A boxing manager has pleaded guilty to fixing fights and attempting to bribe a prosecutor and judge, authorities said Monday.

Robert Mittleman, 61, admitted arranging for boxer Thomas Williams to lose two fights, with Mittleman receiving $1,000 for each fix, the U.S. Attorney’s office in Las Vegas said in a press release. Williams lost both fights, to Brian Nielsen in Denmark in March 2000, and to Richie Melito in Las Vegas five months later.

For the record:

12:00 a.m. May 5, 2004 For The Record
Los Angeles Times Wednesday May 05, 2004 Home Edition Main News Part A Page 2 National Desk 1 inches; 55 words Type of Material: Correction
Fight fixing -- A Sports article Tuesday about boxing manager Robert Mittleman’s guilty plea in a fight-fixing case contained an incorrect attribution.

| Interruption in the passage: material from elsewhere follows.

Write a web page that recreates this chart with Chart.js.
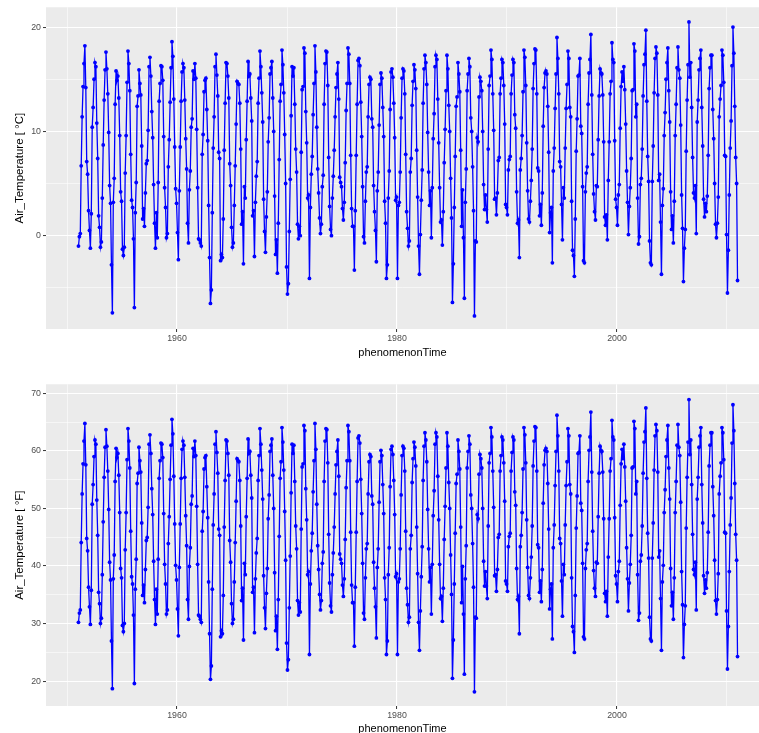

A paragraph identifying Frank Manzione as an undercover officer should have been attributed to sources familiar with the investigation, rather than to a press release from the U.S. attorney’s office in Las Vegas.

Mittleman also admitted giving undercover officer Frank Manzione, who went by the name Big Frankie, a $3,000 down payment on a proposed $15,000 bribe to an assistant U.S. attorney and a district judge to drop the case against Williams, according to the press release.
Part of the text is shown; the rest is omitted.